I really felt like I wanted to scale these buildings, on a South End scale. We're eight stories at the highest and five stories at the lowest. But it just felt like this great collection of buildings. And then we hit upon this ink idea to create. We took a look at the Meatpacking District in New York. We took a look at South Beach… In Boston, there's the Leather District, there's SoWa, there's the Ladder District. We wanted to create our own place. We felt like to do that we had to build four buildings at once because if you build one building, it's not really a place. [Editor's note: National Development recently announced a fifth building on the site, a hotel; there is also a condo building called the Sepia.]

In the common areas of One and Two Ink (the two completed buildings), I've noted, among other things, a shipping container that's a mail room, a double Audrey Hepburn painting, a pixelated Fred Astaire, a Roy Lichtenstein, a 30-foot-high lobby, some creativity with the numbers on apartment doors, plentiful design hints of the former use of the building, a bike-rental station, the mandatory high-end gym and concierge, but a not so mandatory roof deck pool and indoor dog-relieving station, and, more simply put, an awful lot of creativity. Could you comment?
It's kind of like having a little surprise around every corner… This is the only building tour I ever do where we go in the men's room, 'cause it's worth seeing [for the throwback Charles Atlas ad on the bathroom wall] … We have all these little touches that feel like what was here, the Boston Herald building, that was a gritty newspaper plant for about 60 years. … It's almost like a museum because we saved a lot of cool things from the Herald.

Can you articulate a little on the thought behind having each of your apartment buildings attract different demographics?
We said that when somebody walks in here, we want to be able to show them vanilla, chocolate and strawberry. So what we've done on the outside and the inside is created a different vibe for each of the buildings. Each building has its own personality. It's not one size fits all.

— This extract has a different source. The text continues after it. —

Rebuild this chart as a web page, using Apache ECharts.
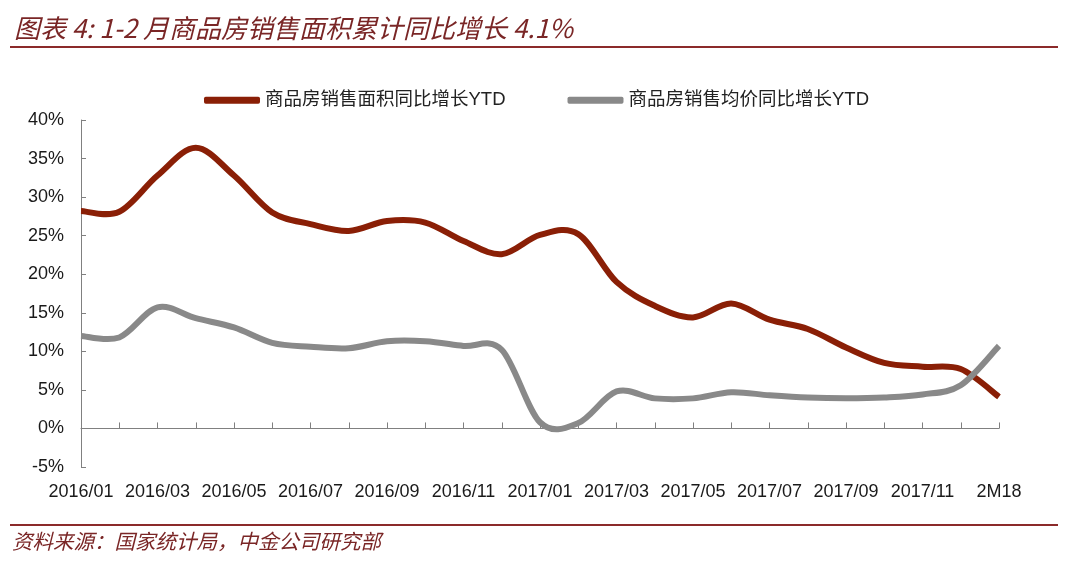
<!DOCTYPE html>
<html>
<head>
<meta charset="utf-8">
<script src="https://cdn.jsdelivr.net/npm/echarts@6/dist/echarts.min.js"></script>
<style>
html,body{margin:0;padding:0;background:#fff;}
#c{width:1080px;height:572px;}
</style>
</head>
<body>
<div id="c"></div>
<script>
const categories = ['2016/01','2016/02','2016/03','2016/04','2016/05','2016/06','2016/07','2016/08','2016/09','2016/10','2016/11','2016/12',
  '2017/01','2017/02','2017/03','2017/04','2017/05','2017/06','2017/07','2017/08','2017/09','2017/10','2017/11','2017/12','2M18'];
const areaYoY = [28.2, 28.1, 32.8, 36.4, 32.8, 28.0, 26.5, 25.6, 26.9, 26.7, 24.3, 22.6,
  25.1, 25.2, 19.0, 15.9, 14.4, 16.2, 14.1, 12.9, 10.5, 8.5, 8.0, 7.7, 4.1];
const priceYoY = [12.0, 11.8, 15.7, 14.3, 13.1, 11.1, 10.6, 10.4, 11.3, 11.3, 10.7, 10.2,
  0.8, 0.7, 4.8, 3.9, 3.9, 4.7, 4.3, 4.0, 3.9, 4.0, 4.4, 5.6, 10.7];
const seriesNames = ['商品房销售面积同比增长YTD', '商品房销售均价同比增长YTD'];
const titleText = '图表 4: 1-2 月商品房销售面积累计同比增长 4.1%';
const sourceText = '资料来源：国家统计局，中金公司研究部';

const chart = echarts.init(document.getElementById('c'), null, {renderer: 'canvas'});
const axisColor = '#808080';
const font = '"Liberation Sans", Arial, "Noto Sans CJK SC", sans-serif';

// Smoothed line (Catmull-Rom style, like the spreadsheet's smoothed line) drawn via the chart's own scale
function smoothLine(name, values, color) {
  return {
    name: name, type: 'custom', coordinateSystem: 'cartesian2d', xAxisIndex: 0, yAxisIndex: 0,
    data: values.map(function (v, i) { return [i, v]; }),
    encode: {x: 0, y: 1},
    itemStyle: {color: color},
    renderItem: function (params, api) {
      if (params.dataIndex !== 0) return null;
      const p = values.map(function (v, i) { return api.coord([i, v]); });
      const n = p.length;
      let d = 'M' + p[0][0] + ',' + p[0][1];
      for (let i = 0; i < n - 1; i++) {
        const p0 = p[Math.max(i - 1, 0)], p1 = p[i], p2 = p[i + 1], p3 = p[Math.min(i + 2, n - 1)];
        const c1x = p1[0] + (p2[0] - p0[0]) / 6, c1y = p1[1] + (p2[1] - p0[1]) / 6;
        const c2x = p2[0] - (p3[0] - p1[0]) / 6, c2y = p2[1] - (p3[1] - p1[1]) / 6;
        d += ' C' + c1x + ',' + c1y + ' ' + c2x + ',' + c2y + ' ' + p2[0] + ',' + p2[1];
      }
      return {
        type: 'path', shape: {pathData: d},
        style: {fill: 'none', stroke: color, lineWidth: 6, lineJoin: 'round', lineCap: 'butt'}
      };
    }
  };
}

chart.setOption({
  animation: false,
  backgroundColor: '#fff',
  title: {
    text: titleText, left: 9, top: 10,
    textStyle: {fontSize: 26, fontStyle: 'italic', fontWeight: 'normal', color: '#7a2626', fontFamily: '"Noto Sans CJK SC", sans-serif'}
  },
  graphic: [
    {type: 'line', shape: {x1: 10, y1: 47, x2: 1058, y2: 47}, style: {stroke: '#8b2a2a', lineWidth: 2}},
    {type: 'line', shape: {x1: 10, y1: 525, x2: 1058, y2: 525}, style: {stroke: '#8b2a2a', lineWidth: 2}},
    {type: 'text', left: 12, top: 531, style: {text: sourceText, fontSize: 20.5, fontStyle: 'italic', fill: '#7a2626', fontFamily: '"Noto Sans CJK SC", sans-serif'}}
  ],
  legend: {
    left: 199, top: 86, itemGap: 62, itemWidth: 56, itemHeight: 7, icon: 'roundRect',
    textStyle: {fontSize: 18.5, color: '#222', fontFamily: font},
    data: seriesNames
  },
  grid: {left: 81, right: 81, top: 120, bottom: 105, containLabel: false},
  xAxis: [
    {
      type: 'category', data: categories, boundaryGap: false, position: 'bottom',
      axisLine: {show: false, onZero: false}, axisTick: {show: false},
      axisLabel: {interval: 1, margin: 16, fontSize: 18, color: '#1a1a1a', fontFamily: font}
    },
    {
      type: 'category', data: categories, boundaryGap: false, position: 'bottom',
      axisLine: {show: true, onZero: true, lineStyle: {color: axisColor, width: 1}},
      axisTick: {show: true, inside: true, length: 6, interval: 0, lineStyle: {color: axisColor}},
      axisLabel: {show: false}
    }
  ],
  yAxis: {
    type: 'value', min: -5, max: 40, interval: 5,
    axisLine: {show: true, onZero: false, lineStyle: {color: axisColor, width: 1}},
    axisTick: {show: true, inside: true, length: 5, lineStyle: {color: axisColor}},
    splitLine: {show: false},
    axisLabel: {formatter: '{value}%', margin: 17, fontSize: 18, color: '#1a1a1a', fontFamily: font}
  },
  series: [
    smoothLine(seriesNames[0], areaYoY, '#8a1f06'),
    smoothLine(seriesNames[1], priceYoY, '#898989')
  ]
});
</script>
</body>
</html>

Could you describe a little bit of what people will see on the outside of the development?
We want to be very connected to the South End. Whole Foods has just been a magnet, drawing people here. The themes here have been around the South End's arts and music, food and creativity and we are trying to bring an energy to the place. So, by doing the whole front of Harrison Ave. over, creating 30-foot sidewalks, it allows us to do outdoor seating, cafes, have the energy of the restaurants; and it's going to have a restaurant-focused retail, lights on late at night, Whole Foods open until ten o'clock.

What's been the early feedback?
We're about 10 percent occupied, about 30 percent leased right now, which is incredible at this stage because we have just been open two weeks.

What will I see in the Ink Block area in five years?
You're going to see a really bustling neighborhood with the Ink Block being at its core, but lots of other new developments.